[Start RECORDS TO PROCESS]

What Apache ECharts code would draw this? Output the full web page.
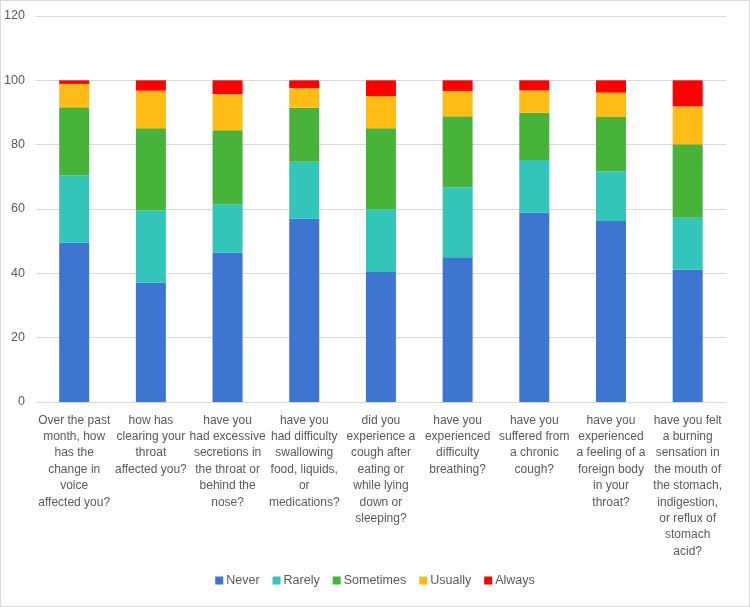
<!DOCTYPE html>
<html>
<head>
<meta charset="utf-8">
<script src="https://cdn.jsdelivr.net/npm/echarts@6/dist/echarts.min.js"></script>
<style>
  html, body { margin: 0; padding: 0; background: #fff; }
  #chart { width: 750px; height: 607px; box-sizing: border-box; border: 1px solid #d9d9d9; }
</style>
</head>
<body>
<div id="chart"></div>
<script>
// question labels, broken the way they wrap in the picture
var categories = [
  "Over the past\nmonth, how\nhas the\nchange in\nvoice\naffected you?",
  "how has\nclearing your\nthroat\naffected you?",
  "have you\nhad excessive\nsecretions in\nthe throat or\nbehind the\nnose?",
  "have you\nhad difficulty\nswallowing\nfood, liquids,\nor\nmedications?",
  "did you\nexperience a\ncough after\neating or\nwhile lying\ndown or\nsleeping?",
  "have you\nexperienced\ndifficulty\nbreathing?",
  "have you\nsuffered from\na chronic\ncough?",
  "have you\nexperienced\na feeling of a\nforeign body\nin your\nthroat?",
  "have you felt\na burning\nsensation in\nthe mouth of\nthe stomach,\nindigestion,\nor reflux of\nstomach\nacid?"
];
var seriesNames = ["Never", "Rarely", "Sometimes", "Usually", "Always"];
var never     = [49.5, 37.1, 46.5, 57.0, 40.4, 45.0, 58.9, 56.3, 41.1];
var rarely    = [21.0, 22.5, 15.0, 17.7, 19.5, 21.8, 16.3, 15.4, 16.2];
var sometimes = [21.1, 25.5, 23.0, 16.8, 25.2, 22.0, 14.7, 16.9, 22.8];
var usually   = [7.3, 11.7, 11.2, 6.1, 10.0, 7.9, 7.0, 7.6, 11.8];
var always    = [1.1, 3.2, 4.3, 2.4, 4.9, 3.3, 3.1, 3.8, 8.1];
var colors = ["#3d75d1", "#33c4ba", "#47b33b", "#ffbc17", "#ff0000"];

var font = "'Liberation Sans', Arial, sans-serif";
var myChart = echarts.init(document.getElementById("chart"));

var values = [never, rarely, sometimes, usually, always];
var series = [];
for (var i = 0; i < seriesNames.length; i++) {
  series.push({
    name: seriesNames[i],
    type: "bar",
    stack: "total",
    barWidth: 30,
    itemStyle: { color: colors[i] },
    data: values[i]
  });
}

var option = {
  animation: false,
  color: colors,
  textStyle: { fontFamily: font },
  grid: { left: 33, right: 23, top: 15, bottom: 204 },
  legend: {
    bottom: 14,
    left: "center",
    itemWidth: 8,
    itemHeight: 8,
    itemGap: 13,
    icon: "rect",
    textStyle: { color: "#595959", fontSize: 12.5, fontFamily: font, padding: [0, 0, 0, -2] },
    data: seriesNames
  },
  xAxis: {
    type: "category",
    data: categories,
    axisLine: { lineStyle: { color: "#d9d9d9" } },
    axisTick: { show: false },
    axisLabel: {
      interval: 0,
      color: "#595959",
      fontSize: 12,
      lineHeight: 16.4,
      margin: 10,
      fontFamily: font
    }
  },
  yAxis: {
    type: "value",
    min: 0,
    max: 120,
    interval: 20,
    axisLine: { show: false },
    axisTick: { show: false },
    splitLine: { lineStyle: { color: "#d9d9d9" } },
    axisLabel: { color: "#595959", fontSize: 12.5, margin: 11, fontFamily: font }
  },
  series: series
};

myChart.setOption(option);
</script>
</body>
</html>
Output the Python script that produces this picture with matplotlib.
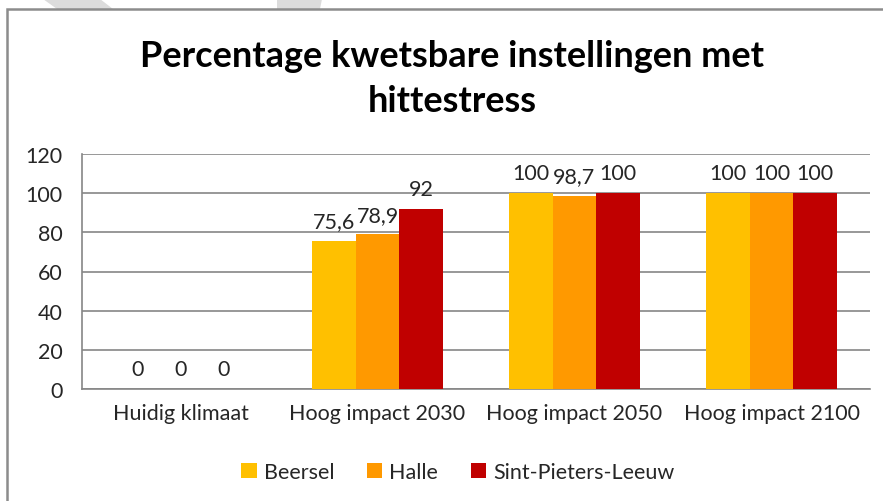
import numpy as np
import matplotlib
matplotlib.use("Agg")
import matplotlib.pyplot as plt
from matplotlib.patches import Rectangle, Polygon

plt.rcParams['font.family'] = ['Lato', 'DejaVu Sans']

categories = ["Huidig klimaat", "Hoog impact 2030", "Hoog impact 2050", "Hoog impact 2100"]
series_names = ["Beersel", "Halle", "Sint-Pieters-Leeuw"]
beersel = [0, 75.6, 100, 100]
halle = [0, 78.9, 98.7, 100]
spl = [0, 92, 100, 100]
yticks = [0, 20, 40, 60, 80, 100, 120]

colors = ["#FFC000", "#FF9900", "#C00000"]
text_color = "#262626"
grid_color = "#868686"

fig = plt.figure(figsize=(8.83, 5.02), dpi=100)
fig.patch.set_facecolor("white")

# chart border + faint watermark shapes at the top
fig.patches.append(Polygon([(43 / 883, 1), (100 / 883, 1), (113 / 883, 1 - 10 / 502), (57 / 883, 1 - 10 / 502)],
                           transform=fig.transFigure, facecolor="#dcdcdc", edgecolor="none", zorder=0))
fig.patches.append(Polygon([(277 / 883, 1), (322 / 883, 1), (320 / 883, 1 - 10 / 502), (277 / 883, 1 - 10 / 502)],
                           transform=fig.transFigure, facecolor="#dcdcdc", edgecolor="none", zorder=0))
fig.patches.append(Rectangle((7 / 883, -0.1), 1.2, 1 - 10 / 502 + 0.1,
                             transform=fig.transFigure, fill=False,
                             edgecolor="#8c8c8c", linewidth=1.8))

ax = fig.add_axes([82 / 883, 1 - 390 / 502, 788 / 883, 235 / 502])

x = np.arange(len(categories))
w = 0.22
for i, (vals, name) in enumerate(zip([beersel, halle, spl], series_names)):
    bars = ax.bar(x + (i - 1) * w, vals, w, color=colors[i], label=name, zorder=3)
    labels = [f"{v:g}".replace(".", ",") for v in vals]
    ax.bar_label(bars, labels=labels, padding=7, fontsize=15.5, color=text_color)

ax.set_xlim(-0.5, len(categories) - 0.5)
ax.set_ylim(0, 120)
ax.set_yticks(yticks)
ax.yaxis.grid(True, color=grid_color, linewidth=1.2, zorder=0)
ax.set_axisbelow(True)
ax.tick_params(axis="both", length=0, labelsize=15.5, colors=text_color)
ax.tick_params(axis="y", pad=14)
ax.tick_params(axis="x", pad=10)
ax.set_xticks(x)
ax.set_xticklabels(categories)
for s in ["top", "right"]:
    ax.spines[s].set_visible(False)
for s in ["left", "bottom"]:
    ax.spines[s].set_color(grid_color)
    ax.spines[s].set_linewidth(1.2)

fig.text(452 / 883, 1 - 79 / 502, "Percentage kwetsbare instellingen met\nhittestress",
         ha="center", va="center", fontsize=26, fontweight="bold", color="black",
         linespacing=1.45)

ax.legend(loc="center", bbox_to_anchor=(458 / 883, 1 - 473 / 502),
          bbox_transform=fig.transFigure, ncol=3, frameon=False, fontsize=15.5,
          handlelength=0.7, handleheight=0.7, handletextpad=0.35, columnspacing=1.5,
          labelcolor=text_color)

fig.savefig("out.png", dpi=100, facecolor="white")
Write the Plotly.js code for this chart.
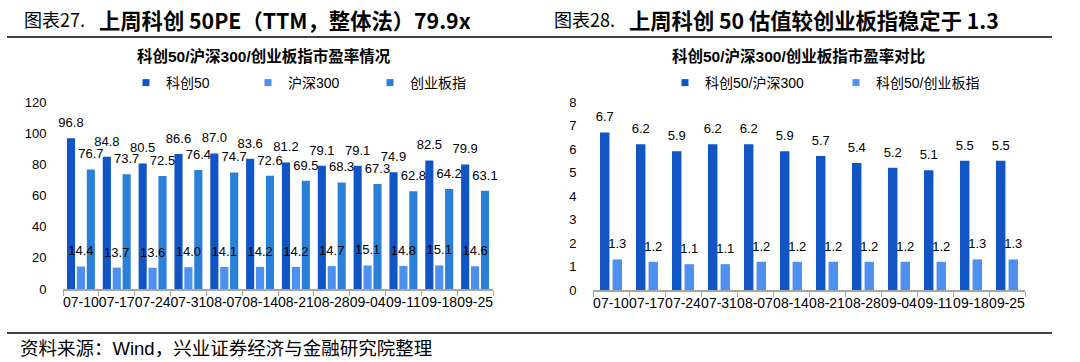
<!DOCTYPE html>
<html><head><meta charset="utf-8">
<script src="https://cdn.plot.ly/plotly-3.0.1.min.js"></script>
<style>
html,body{margin:0;padding:0;background:#fff;}
#wrap{position:relative;width:1080px;height:362px;overflow:hidden;background:#fff;}
#left{position:absolute;left:0;top:0;width:540px;height:362px;}
#right{position:absolute;left:540px;top:0;width:540px;height:362px;}
</style></head><body>
<div id="wrap"><div id="left"></div><div id="right"></div></div>
<script>
// ---- data ----
const dates = ['07-10','07-17','07-24','07-31','08-07','08-14','08-21','08-28','09-04','09-11','09-18','09-25'];
const kc50PE   = [96.8, 84.8, 80.5, 86.6, 87.0, 83.6, 81.2, 79.1, 79.1, 74.9, 82.5, 79.9];
const hs300PE  = [14.4, 13.7, 13.6, 14.0, 14.1, 14.2, 14.2, 14.7, 15.1, 14.8, 15.1, 14.6];
const cybPE    = [76.7, 73.7, 72.5, 76.4, 74.7, 72.6, 69.5, 68.3, 67.3, 62.8, 64.2, 63.1];
const ratioHs  = [6.7, 6.2, 5.9, 6.2, 6.2, 5.9, 5.7, 5.4, 5.2, 5.1, 5.5, 5.5];
const ratioCyb = [1.3, 1.2, 1.1, 1.1, 1.2, 1.2, 1.2, 1.2, 1.2, 1.2, 1.3, 1.3];
const leftNames  = ['科创50', '沪深300', '创业板指'];
const rightNames = ['科创50/沪深300', '科创50/创业板指'];

// ---- styles ----
const FONT = 'Liberation Sans, Arial, "Noto Sans CJK SC", sans-serif';
const CJK = '"Noto Sans CJK SC", "Noto Sans", sans-serif';
const C_DARK = '#1155c4', C_LIGHT = '#4d90f0', C_MID = '#2a80d7';
const H = 362, W = 540;

function bar(y, color, og) {
  return {type:'bar', x:dates, y:y, marker:{color:color}, offsetgroup:og,
          showlegend:false, hoverinfo:'skip'};
}
function lbl(y, og) {
  return {type:'scatter', x:dates, y:y, mode:'markers+text', offsetgroup:og,
          text:y.map(v => v.toFixed(1)), textposition:'top center',
          textfont:{family:FONT, size:13, color:'#000'},
          marker:{size:11, color:'rgba(0,0,0,0)'}, cliponaxis:false,
          showlegend:false, hoverinfo:'skip'};
}
function leg(name, color, og) {
  return {type:'scatter', x:[null], y:[null], mode:'markers', name:name, offsetgroup:og,
          marker:{symbol:'square', size:7, color:color}, showlegend:true, hoverinfo:'skip'};
}
function hline(x0, x1, ypx) {
  return {type:'line', xref:'paper', yref:'paper', x0:x0/W, x1:x1/W, y0:1-ypx/H, y1:1-ypx/H,
          line:{color:'#000', width:1.6}};
}
function ann(text, xpx, ypx, size, anchor, fam) {
  return {xref:'paper', yref:'paper', x:xpx/W, y:1-ypx/H, xanchor:anchor||'left', yanchor:'middle',
          text:text, showarrow:false, font:{family:fam||FONT, size:size, color:'#000'}};
}
function xax(l, r) {
  return {domain:[l/W, r/W], type:'category', tickson:'boundaries', ticks:'outside', ticklen:5,
          tickcolor:'#a6a6a6', tickwidth:1, showline:true, linecolor:'#a6a6a6', linewidth:1.5,
          showgrid:false, zeroline:false, tickangle:0, tickfont:{family:FONT, size:14, color:'#000'},
          fixedrange:true};
}
function yax(b, t, range, dtick) {
  return {domain:[1-b/H, 1-t/H], range:range, dtick:dtick, showgrid:false, zeroline:false,
          showline:false, ticks:'outside', ticklen:13, tickcolor:'rgba(0,0,0,0)',
          tickfont:{family:FONT, size:13, color:'#000'}, fixedrange:true};
}

// ---- left chart ----
const leftData = [
  bar(kc50PE, C_DARK, 'a'), bar(hs300PE, C_LIGHT, 'b'), bar(cybPE, C_MID, 'c'),
  lbl(kc50PE, 'a'), lbl(hs300PE, 'b'), lbl(cybPE, 'c'),
  leg(leftNames[0], C_DARK, 'a'), leg(leftNames[1], C_LIGHT, 'b'), leg(leftNames[2], C_MID, 'c')
];
const leftLayout = {
  width:W, height:H, margin:{l:0, r:0, t:0, b:0},
  paper_bgcolor:'#fff', plot_bgcolor:'#fff',
  font:{family:FONT, size:13, color:'#000'},
  barmode:'group', bargap:0.17, bargroupgap:0.18, scattermode:'group', scattergap:0.17,
  xaxis:xax(63, 493), yaxis:yax(289, 102, [0, 120], 20),
  showlegend:true,
  legend:{orientation:'h', x:126/W, y:1-83/H, xanchor:'left', yanchor:'middle',
          entrywidth:77, entrywidthmode:'pixels', bgcolor:'rgba(0,0,0,0)',
          font:{family:FONT, size:14, color:'#000'}, itemclick:false, itemdoubleclick:false},
  annotations:[
    ann('图表27.', 22, 19, 18, 'left', CJK),
    ann('<b>上周科创 50PE（TTM，整体法）79.9x</b>', 97, 19, 21.3, 'left', CJK),
    ann('<b>科创50/沪深300/创业板指市盈率情况</b>', 264, 56, 15.5, 'center'),
    ann('资料来源：Wind，兴业证券经济与金融研究院整理', 18, 348, 18.5, 'left')
  ],
  shapes:[hline(7, 540, 37), hline(7, 540, 333)]
};

// ---- right chart ----
const rightData = [
  bar(ratioHs, C_DARK, 'a'), bar(ratioCyb, C_LIGHT, 'b'),
  lbl(ratioHs, 'a'), lbl(ratioCyb, 'b'),
  leg(rightNames[0], C_DARK, 'a'), leg(rightNames[1], C_LIGHT, 'b')
];
const rightLayout = {
  width:W, height:H, margin:{l:0, r:0, t:0, b:0},
  paper_bgcolor:'#fff', plot_bgcolor:'#fff',
  font:{family:FONT, size:13, color:'#000'},
  barmode:'group', bargap:0.3, bargroupgap:0.25, scattermode:'group', scattergap:0.3,
  xaxis:xax(53, 485), yaxis:yax(290, 102, [0, 8], 1),
  showlegend:true,
  legend:{orientation:'h', x:125/W, y:1-83/H, xanchor:'left', yanchor:'middle',
          entrywidth:126, entrywidthmode:'pixels', bgcolor:'rgba(0,0,0,0)',
          font:{family:FONT, size:14, color:'#000'}, itemclick:false, itemdoubleclick:false},
  annotations:[
    ann('图表28.', 12, 19, 18, 'left', CJK),
    ann('<b>上周科创 50 估值较创业板指稳定于 1.3</b>', 87, 19, 21.3, 'left', CJK),
    ann('<b>科创50/沪深300/创业板指市盈率对比</b>', 258, 56, 15.5, 'center')
  ],
  shapes:[hline(0, 512, 37), hline(0, 512, 333)]
};

const cfg = {staticPlot:true, displayModeBar:false};
Plotly.newPlot('left', leftData, leftLayout, cfg);
Plotly.newPlot('right', rightData, rightLayout, cfg);
</script>
</body></html>
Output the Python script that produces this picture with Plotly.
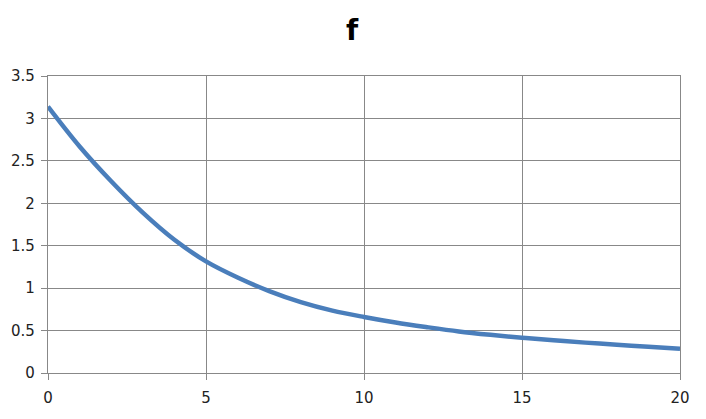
import plotly.graph_objects as go

# values
x_vals = [0, 1, 2, 3, 4, 5, 6, 7, 8, 9, 10, 11, 12, 13, 14, 15, 16, 17, 18, 19, 20]
f_vals = [3.14, 2.67, 2.26, 1.89, 1.57, 1.315, 1.125, 0.965, 0.835, 0.735, 0.66,
          0.595, 0.54, 0.49, 0.45, 0.415, 0.385, 0.358, 0.333, 0.308, 0.285]

x_ticks = [0, 5, 10, 15, 20]
y_ticks = [0, 0.5, 1, 1.5, 2, 2.5, 3, 3.5]

fig = go.Figure()

fig.add_trace(go.Scatter(
    x=x_vals,
    y=f_vals,
    mode='lines',
    line=dict(color='#4A7EBB', width=4.5, shape='spline', smoothing=1),
    showlegend=False
))

axis_style = dict(
    showgrid=True,
    gridcolor='#888888',
    gridwidth=1.2,
    zeroline=False,
    showline=True,
    mirror=True,
    linecolor='#888888',
    linewidth=1.2,
    ticks='outside',
    ticklen=6,
    tickwidth=1.2,
    tickcolor='#888888',
    automargin=False,
    tickfont=dict(family='DejaVu Sans', size=15, color='#222222'),
)

# the page has an 8px body margin, so margins are trimmed to compensate
fig.update_layout(
    title=dict(text='<b>f</b>', x=344 / 706, xanchor='center',
               yref='container', y=1 - 22 / 419, yanchor='middle',
               font=dict(family='DejaVu Sans', size=28, color='#000000')),
    width=706,
    height=419,
    margin=dict(l=40, r=34, t=68, b=54),
    plot_bgcolor='white',
    paper_bgcolor='white',
    xaxis=dict(range=[0, 20], tickvals=x_ticks, ticklabelstandoff=5, **axis_style),
    yaxis=dict(range=[0, 3.5], tickvals=y_ticks, ticklabelstandoff=3, **axis_style),
)

fig.write_html("out.html")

[End RECORDS TO PROCESS]

_WORK TO BE COMPLETED_
Keep to the stretch from the line containing "picture with matplotlib." through the line containing "plt.rcParams['font.family'] = ['Lato', 'DejaVu", both ends included, and copy it exactly from the listing above, minus the pictures.

_FINAL RESULT_
Output the Python script that produces this picture with matplotlib.
import numpy as np
import matplotlib
matplotlib.use("Agg")
import matplotlib.pyplot as plt
from matplotlib.patches import Rectangle, Polygon

plt.rcParams['font.family'] = ['Lato', 'DejaVu Sans']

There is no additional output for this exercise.